Baltimore Mayor Brandon Scott leads Martin Luther King Jr. Day Parade after initial cancellation

Baltimore Mayor Brandon Scott led off the triumphant Martin Luther King Jr. Day Parade on Monday that he had promised city residents he would deliver. Drummers, dancers

and pompom-twirlers rounded the corner at Eutaw Street shortly after noon and proceeded south down Martin Luther King Jr. Boulevard, the street in honor of the slain civil rights

leader. “This is Baltimore,” the mayor said as he walked in front of the parade, stopping frequently to chat with adults and kids who lined the sidewalk and central median

of the mile-long route. “This parade is part of our city’s muscle memory. People come together and come out the way they always do.” Just 10 days ago, such an outcome

seemed unlikely after the Baltimore Office of Promotion and the Arts announced that the parade was being canceled for the third year in a row. BOPA’s statement noted that the

holiday is an official day of service and encouraged residents to honor King’s memory instead by performing charitable work.

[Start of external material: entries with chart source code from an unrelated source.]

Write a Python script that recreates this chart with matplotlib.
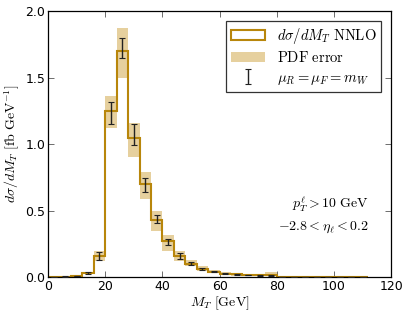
import numpy as np
import matplotlib
matplotlib.use("Agg")
import matplotlib.pyplot as plt
from matplotlib.patches import Patch, Rectangle

plt.rcParams['mathtext.fontset'] = 'cm'
plt.rcParams['font.family'] = 'DejaVu Sans'

# bin edges (GeV)
edges = [0, 4, 8, 12, 16, 20, 24, 28, 32, 36, 40, 44, 48, 52, 56, 60, 64, 68, 72, 76, 80,
         84, 88, 92, 96, 100, 104, 108, 112]
# central NNLO values (fb/GeV)
values = [0.002, 0.004, 0.01, 0.03, 0.16, 1.25, 1.70, 1.045, 0.70, 0.43, 0.27, 0.16, 0.10,
          0.06, 0.04, 0.025, 0.02, 0.016, 0.013, 0.013, 0.003, 0.002, 0.001, 0.001, 0.001,
          0.001, 0.001, 0.001]
# PDF error band
pdf_lo = [0.001, 0.002, 0.006, 0.02, 0.12, 1.12, 1.50, 0.90, 0.59, 0.35, 0.20, 0.12, 0.08,
          0.045, 0.03, 0.018, 0.012, 0.01, 0.008, 0.006, 0.001, 0.001, 0.0, 0.0, 0.0,
          0.0, 0.0, 0.0]
pdf_hi = [0.004, 0.008, 0.015, 0.04, 0.20, 1.36, 1.87, 1.16, 0.79, 0.50, 0.32, 0.20, 0.13,
          0.08, 0.055, 0.035, 0.03, 0.025, 0.02, 0.04, 0.006, 0.004, 0.002, 0.002, 0.002,
          0.002, 0.002, 0.002]
# scale variation error bars
sc_lo = [0.001, 0.003, 0.008, 0.025, 0.13, 1.15, 1.65, 0.99, 0.64, 0.41, 0.24, 0.14, 0.09,
         0.05, 0.035, 0.02, 0.016, 0.013, 0.011, 0.011, 0.002, 0.001, 0.0005, 0.0005, 0.0005,
         0.0005, 0.0005, 0.0005]
sc_hi = [0.003, 0.005, 0.012, 0.035, 0.19, 1.32, 1.80, 1.15, 0.745, 0.47, 0.29, 0.18, 0.115,
         0.07, 0.045, 0.03, 0.024, 0.019, 0.016, 0.016, 0.004, 0.003, 0.0015, 0.0015, 0.0015,
         0.0015, 0.0015, 0.0015]

gold = '#b8860b'
band = '#e6d09e'

fig = plt.figure(figsize=(4.07, 3.16), dpi=100)
ax = fig.add_axes([0.118, 0.123, 0.843, 0.842])

edges_a = np.array(edges, dtype=float)
for i in range(len(values)):
    ax.add_patch(Rectangle((edges_a[i], pdf_lo[i]), edges_a[i+1] - edges_a[i],
                           pdf_hi[i] - pdf_lo[i], facecolor=band, edgecolor='none', zorder=1))

ax.stairs(values, edges, color=gold, linewidth=1.5, zorder=2)

centers = 0.5 * (edges_a[:-1] + edges_a[1:])
mid = 0.5 * (np.array(sc_lo) + np.array(sc_hi))
err = 0.5 * (np.array(sc_hi) - np.array(sc_lo))
eb = ax.errorbar(centers, mid, yerr=err, fmt='none', ecolor='#222222', elinewidth=1.0,
                 capsize=2.5, capthick=0.8, zorder=3)

ax.set_xlim(0, 120)
ax.set_ylim(0, 2.0)
ax.set_xticks([0, 20, 40, 60, 80, 100, 120])
ax.set_yticks([0.0, 0.5, 1.0, 1.5, 2.0])
ax.tick_params(direction='in', top=True, right=True, labelsize=9, length=4, width=0.6,
               pad=2, color='#555555')
for s in ax.spines.values():
    s.set_linewidth(0.9)

ax.set_xlabel(r'$M_T\ [\mathrm{GeV}]$', fontsize=10, labelpad=1)
ax.set_ylabel(r'$d\sigma/dM_T\ [\mathrm{fb\ GeV}^{-1}]$', fontsize=10, labelpad=2)

handles = [Patch(facecolor='white', edgecolor=gold, linewidth=1.5),
           Patch(facecolor=band, edgecolor='none'),
           eb]
labels = [r'$d\sigma/dM_T\ \mathrm{NNLO}$', r'$\mathrm{PDF\ error}$', r'$\mu_R=\mu_F=m_W$']
leg = ax.legend(handles, labels, loc='upper right', fontsize=10.5, frameon=True, fancybox=False,
                borderpad=0.35, handlelength=2.3, handletextpad=0.8, labelspacing=0.3,
                bbox_to_anchor=(0.993, 0.99))
leg.get_frame().set_edgecolor('black')
leg.get_frame().set_linewidth(0.9)

ax.text(0.935, 0.272, r'$p_T^\ell>10\ \mathrm{GeV}$', transform=ax.transAxes, ha='right',
        va='center', fontsize=10)
ax.text(0.935, 0.187, r'$-2.8<\eta_\ell<0.2$', transform=ax.transAxes, ha='right',
        va='center', fontsize=10)

fig.savefig('out.png', dpi=100)
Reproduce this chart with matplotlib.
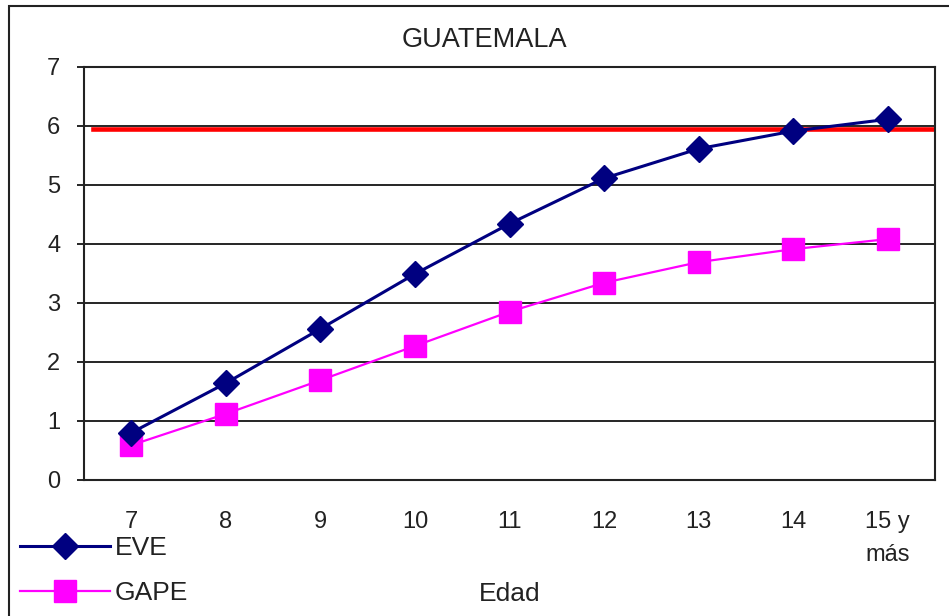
import matplotlib
matplotlib.use("Agg")
import matplotlib.pyplot as plt
from matplotlib.patches import Rectangle

plt.rcParams["font.family"] = ["Liberation Sans", "DejaVu Sans"]

# data
edades = ["7", "8", "9", "10", "11", "12", "13", "14", "15 y\nmás"]
eve = [0.80, 1.64, 2.56, 3.49, 4.34, 5.11, 5.61, 5.91, 6.11]
gape = [0.59, 1.12, 1.69, 2.27, 2.85, 3.34, 3.69, 3.91, 4.08]
umbral = 5.95

TXT = "#222222"
W, H = 949, 616
fig = plt.figure(figsize=(W / 100, H / 100), dpi=100, facecolor="white")
ax = fig.add_axes([84 / W, 1 - 480 / H, (935 - 84) / W, (480 - 66.7) / H])

# outer chart border
fig.patches.append(Rectangle((9 / W, -0.05), 1.0, 1 - 6 / H + 0.05,
                             transform=fig.transFigure, fill=False,
                             edgecolor="#222222", linewidth=1.5, clip_on=False))

x = list(range(len(edades)))
for g in range(1, 7):
    ax.axhline(g, color="black", lw=1.2, zorder=1)
ax.axhline(umbral, xmin=0.01, xmax=0.997, color="#ff0000", lw=3.3, zorder=2)

ax.plot(x, eve, color="#000080", lw=2.2, marker="D", ms=13,
        markerfacecolor="#000080", markeredgecolor="#000080", label="EVE", zorder=4)
ax.plot(x, gape, color="#ff00ff", lw=1.6, marker="s", ms=16,
        markerfacecolor="#ff00ff", markeredgecolor="#ff00ff", label="GAPE", zorder=3)

ax.set_xlim(-0.5, len(edades) - 0.5)
ax.set_ylim(0, 7)
ax.set_yticks(range(0, 8))
ax.set_xticks(x)
ax.set_xticklabels(edades, multialignment="center", linespacing=1.65)
ax.tick_params(axis="y", length=5, width=1.2, pad=12, labelsize=17, labelcolor=TXT)
ax.tick_params(axis="x", length=0, pad=22, labelsize=17, labelcolor=TXT)
for sp in ax.spines.values():
    sp.set_linewidth(1.5)
    sp.set_color("#222222")

ax.set_xlabel("Edad", fontsize=19, color=TXT)
ax.xaxis.set_label_coords(0.5, -0.246)

fig.text(484 / W, 1 - 40 / H, "GUATEMALA", fontsize=19.5, color=TXT,
         ha="center", va="center")

leg = ax.legend(loc="upper left", bbox_to_anchor=(20 / W, 1 - 536 / H),
                bbox_transform=fig.transFigure, frameon=True, fontsize=19,
                handlelength=3.4, handletextpad=0.2, labelspacing=0.8,
                borderpad=0, borderaxespad=0, fancybox=False)
leg.get_frame().set_facecolor("white")
leg.get_frame().set_edgecolor("none")
leg.get_frame().set_alpha(1)
leg.set_zorder(10)
for t in leg.get_texts():
    t.set_color(TXT)

fig.savefig("out.png", dpi=100, facecolor="white")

The decision drew immediate and passionate

protests from local leaders ranging from church pastors to NAACP officers to U.S. Rep Kweisi Mfume, who described the cancellation as “disgraceful” and “disrespectful to entire

communities.” After BOPA issued a “clarifying statement” Jan. 6 saying that the decision had been made jointly with the mayor’s office, Scott responded by tweeting that his

staff members would put on the parade without BOPA’s help.